▶ [What this task involves]:
A single run of lines is to be printed exactly: starting at the line with "Convert this chart to Apache ECharts code." and ending at the line with "const yTicks = [0, 0.5, 1, 1.5, 2];", both included. Leave the pictures out.

↓↓↓

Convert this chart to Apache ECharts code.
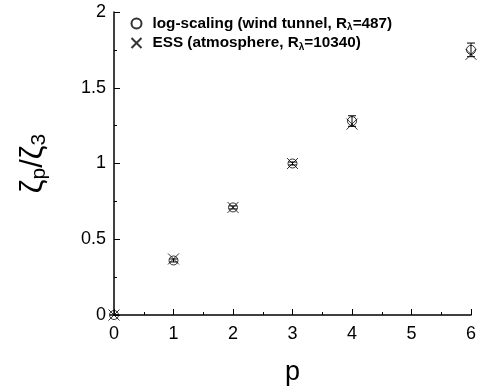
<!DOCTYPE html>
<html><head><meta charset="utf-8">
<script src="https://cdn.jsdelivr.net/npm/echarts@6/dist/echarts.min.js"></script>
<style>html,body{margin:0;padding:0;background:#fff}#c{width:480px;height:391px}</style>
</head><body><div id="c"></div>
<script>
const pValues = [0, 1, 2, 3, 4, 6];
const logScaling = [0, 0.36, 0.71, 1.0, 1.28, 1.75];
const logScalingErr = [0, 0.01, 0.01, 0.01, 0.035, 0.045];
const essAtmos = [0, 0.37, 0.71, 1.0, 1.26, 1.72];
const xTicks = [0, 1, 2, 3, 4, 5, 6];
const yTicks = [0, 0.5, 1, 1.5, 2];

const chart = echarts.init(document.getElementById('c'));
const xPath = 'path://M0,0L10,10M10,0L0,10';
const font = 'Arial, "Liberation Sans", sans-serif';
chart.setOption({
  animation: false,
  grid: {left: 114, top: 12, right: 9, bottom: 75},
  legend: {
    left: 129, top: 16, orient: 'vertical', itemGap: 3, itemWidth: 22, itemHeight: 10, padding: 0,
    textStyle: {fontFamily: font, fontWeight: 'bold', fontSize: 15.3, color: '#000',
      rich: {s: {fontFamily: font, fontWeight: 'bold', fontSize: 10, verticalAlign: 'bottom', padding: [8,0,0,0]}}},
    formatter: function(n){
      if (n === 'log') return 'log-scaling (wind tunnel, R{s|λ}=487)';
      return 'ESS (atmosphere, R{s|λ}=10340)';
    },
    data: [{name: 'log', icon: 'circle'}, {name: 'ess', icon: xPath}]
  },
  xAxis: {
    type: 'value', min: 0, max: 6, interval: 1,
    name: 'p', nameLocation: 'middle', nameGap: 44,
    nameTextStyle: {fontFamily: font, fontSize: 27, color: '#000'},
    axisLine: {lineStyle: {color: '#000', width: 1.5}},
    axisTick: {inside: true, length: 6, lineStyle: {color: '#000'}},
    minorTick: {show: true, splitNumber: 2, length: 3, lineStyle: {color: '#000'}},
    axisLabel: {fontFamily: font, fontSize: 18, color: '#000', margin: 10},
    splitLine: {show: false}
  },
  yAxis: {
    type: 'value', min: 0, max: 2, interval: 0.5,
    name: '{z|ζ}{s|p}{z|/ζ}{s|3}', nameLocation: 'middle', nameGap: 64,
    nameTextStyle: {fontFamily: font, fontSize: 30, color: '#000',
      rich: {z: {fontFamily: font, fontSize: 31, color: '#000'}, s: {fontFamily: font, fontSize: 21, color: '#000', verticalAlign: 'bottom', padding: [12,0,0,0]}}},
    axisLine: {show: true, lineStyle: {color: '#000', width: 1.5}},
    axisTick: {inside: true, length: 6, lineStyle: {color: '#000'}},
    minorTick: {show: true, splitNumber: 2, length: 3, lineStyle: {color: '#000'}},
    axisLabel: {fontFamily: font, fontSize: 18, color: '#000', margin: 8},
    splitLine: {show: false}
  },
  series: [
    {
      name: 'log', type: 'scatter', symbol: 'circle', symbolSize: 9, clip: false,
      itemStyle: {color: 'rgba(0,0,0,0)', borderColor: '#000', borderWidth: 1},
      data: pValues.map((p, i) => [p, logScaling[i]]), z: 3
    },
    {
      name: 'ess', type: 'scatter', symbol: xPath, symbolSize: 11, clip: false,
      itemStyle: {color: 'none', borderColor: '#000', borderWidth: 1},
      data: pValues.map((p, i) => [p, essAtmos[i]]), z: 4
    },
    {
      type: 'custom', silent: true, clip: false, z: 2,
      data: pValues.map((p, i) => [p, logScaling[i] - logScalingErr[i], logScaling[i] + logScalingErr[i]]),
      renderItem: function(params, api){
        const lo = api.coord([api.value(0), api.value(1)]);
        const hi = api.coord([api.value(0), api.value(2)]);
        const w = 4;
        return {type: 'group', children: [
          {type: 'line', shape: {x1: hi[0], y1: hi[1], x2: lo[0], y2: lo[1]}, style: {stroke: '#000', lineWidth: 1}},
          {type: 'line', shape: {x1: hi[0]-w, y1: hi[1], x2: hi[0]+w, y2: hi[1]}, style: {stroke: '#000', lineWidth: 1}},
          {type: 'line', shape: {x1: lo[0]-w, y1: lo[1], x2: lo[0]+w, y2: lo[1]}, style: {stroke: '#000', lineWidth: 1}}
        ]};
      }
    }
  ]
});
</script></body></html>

↑↑↑
↓↓↓

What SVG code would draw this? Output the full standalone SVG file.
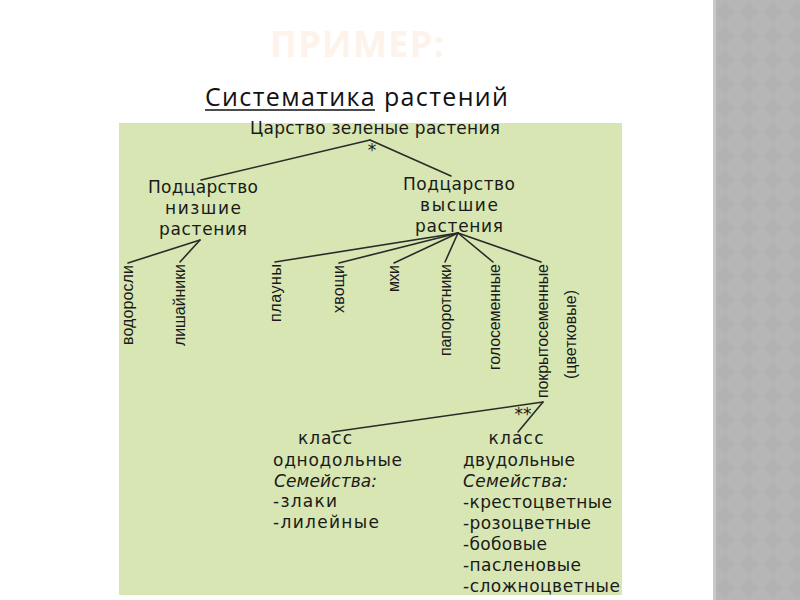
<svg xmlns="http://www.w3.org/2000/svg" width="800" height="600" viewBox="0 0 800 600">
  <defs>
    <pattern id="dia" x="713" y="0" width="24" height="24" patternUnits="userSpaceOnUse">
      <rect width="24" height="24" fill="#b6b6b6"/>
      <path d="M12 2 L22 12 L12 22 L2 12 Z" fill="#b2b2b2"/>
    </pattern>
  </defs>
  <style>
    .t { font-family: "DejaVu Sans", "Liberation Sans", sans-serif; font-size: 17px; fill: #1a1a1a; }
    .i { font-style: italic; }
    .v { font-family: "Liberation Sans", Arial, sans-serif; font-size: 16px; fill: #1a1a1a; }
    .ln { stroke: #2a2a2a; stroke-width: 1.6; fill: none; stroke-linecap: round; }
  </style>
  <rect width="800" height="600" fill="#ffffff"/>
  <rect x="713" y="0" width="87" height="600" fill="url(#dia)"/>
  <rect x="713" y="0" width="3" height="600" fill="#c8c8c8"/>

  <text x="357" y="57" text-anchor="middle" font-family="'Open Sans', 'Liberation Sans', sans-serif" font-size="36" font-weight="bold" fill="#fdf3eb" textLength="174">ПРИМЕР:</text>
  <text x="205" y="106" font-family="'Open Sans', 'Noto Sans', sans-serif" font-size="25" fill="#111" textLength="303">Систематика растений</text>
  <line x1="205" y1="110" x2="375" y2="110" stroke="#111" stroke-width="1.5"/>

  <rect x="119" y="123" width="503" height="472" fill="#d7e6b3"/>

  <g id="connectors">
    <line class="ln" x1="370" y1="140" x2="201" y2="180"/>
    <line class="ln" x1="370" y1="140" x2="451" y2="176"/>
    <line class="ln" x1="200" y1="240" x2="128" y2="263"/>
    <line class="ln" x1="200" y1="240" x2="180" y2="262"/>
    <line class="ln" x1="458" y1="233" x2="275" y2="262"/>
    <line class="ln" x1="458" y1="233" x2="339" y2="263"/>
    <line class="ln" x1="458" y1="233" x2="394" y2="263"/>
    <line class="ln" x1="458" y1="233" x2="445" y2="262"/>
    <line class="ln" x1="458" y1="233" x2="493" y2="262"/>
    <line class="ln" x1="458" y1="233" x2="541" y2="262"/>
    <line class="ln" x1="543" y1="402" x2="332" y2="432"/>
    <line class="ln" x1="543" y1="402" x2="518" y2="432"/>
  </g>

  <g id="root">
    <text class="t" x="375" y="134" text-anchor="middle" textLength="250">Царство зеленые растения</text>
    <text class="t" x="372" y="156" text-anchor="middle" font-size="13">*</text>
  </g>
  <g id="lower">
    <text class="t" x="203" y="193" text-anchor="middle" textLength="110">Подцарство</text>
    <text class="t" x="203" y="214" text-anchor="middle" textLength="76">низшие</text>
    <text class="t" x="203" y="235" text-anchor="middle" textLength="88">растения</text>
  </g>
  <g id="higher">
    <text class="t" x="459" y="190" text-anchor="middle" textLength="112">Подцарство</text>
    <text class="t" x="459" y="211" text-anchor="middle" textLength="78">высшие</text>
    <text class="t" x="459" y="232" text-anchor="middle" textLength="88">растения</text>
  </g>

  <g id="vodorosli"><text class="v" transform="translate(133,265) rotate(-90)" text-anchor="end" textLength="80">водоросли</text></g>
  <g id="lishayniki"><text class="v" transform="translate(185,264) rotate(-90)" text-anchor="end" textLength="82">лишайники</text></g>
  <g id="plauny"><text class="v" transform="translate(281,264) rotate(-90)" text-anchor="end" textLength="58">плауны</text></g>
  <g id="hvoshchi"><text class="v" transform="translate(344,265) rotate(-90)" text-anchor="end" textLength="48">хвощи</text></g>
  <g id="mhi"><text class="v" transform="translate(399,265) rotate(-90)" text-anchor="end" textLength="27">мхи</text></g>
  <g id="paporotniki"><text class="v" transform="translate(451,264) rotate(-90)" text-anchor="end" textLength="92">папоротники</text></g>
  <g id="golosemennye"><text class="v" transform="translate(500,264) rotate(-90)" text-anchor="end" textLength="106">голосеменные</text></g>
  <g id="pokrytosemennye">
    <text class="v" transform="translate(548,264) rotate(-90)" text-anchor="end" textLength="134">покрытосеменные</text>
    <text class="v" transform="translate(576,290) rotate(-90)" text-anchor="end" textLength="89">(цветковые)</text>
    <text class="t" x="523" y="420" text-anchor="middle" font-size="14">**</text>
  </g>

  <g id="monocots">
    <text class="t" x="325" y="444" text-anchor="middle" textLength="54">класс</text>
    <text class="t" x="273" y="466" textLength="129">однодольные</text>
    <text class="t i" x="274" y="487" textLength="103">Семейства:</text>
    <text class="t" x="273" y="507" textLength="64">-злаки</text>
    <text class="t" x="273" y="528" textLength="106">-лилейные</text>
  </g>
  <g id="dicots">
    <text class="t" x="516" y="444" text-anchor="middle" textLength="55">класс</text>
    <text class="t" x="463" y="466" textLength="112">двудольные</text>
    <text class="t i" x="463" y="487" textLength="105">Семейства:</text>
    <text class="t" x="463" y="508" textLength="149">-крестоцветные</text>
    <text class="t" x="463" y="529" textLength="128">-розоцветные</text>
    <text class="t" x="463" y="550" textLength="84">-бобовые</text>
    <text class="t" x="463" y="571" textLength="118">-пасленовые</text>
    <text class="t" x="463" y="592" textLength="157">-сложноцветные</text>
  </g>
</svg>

↑↑↑

▶ [Solution to the problem]:
Convert this chart to Apache ECharts code.
<!DOCTYPE html>
<html><head><meta charset="utf-8">
<script src="https://cdn.jsdelivr.net/npm/echarts@6/dist/echarts.min.js"></script>
<style>html,body{margin:0;padding:0;background:#fff}#c{width:480px;height:391px}</style>
</head><body><div id="c"></div>
<script>
const pValues = [0, 1, 2, 3, 4, 6];
const logScaling = [0, 0.36, 0.71, 1.0, 1.28, 1.75];
const logScalingErr = [0, 0.01, 0.01, 0.01, 0.035, 0.045];
const essAtmos = [0, 0.37, 0.71, 1.0, 1.26, 1.72];
const xTicks = [0, 1, 2, 3, 4, 5, 6];
const yTicks = [0, 0.5, 1, 1.5, 2];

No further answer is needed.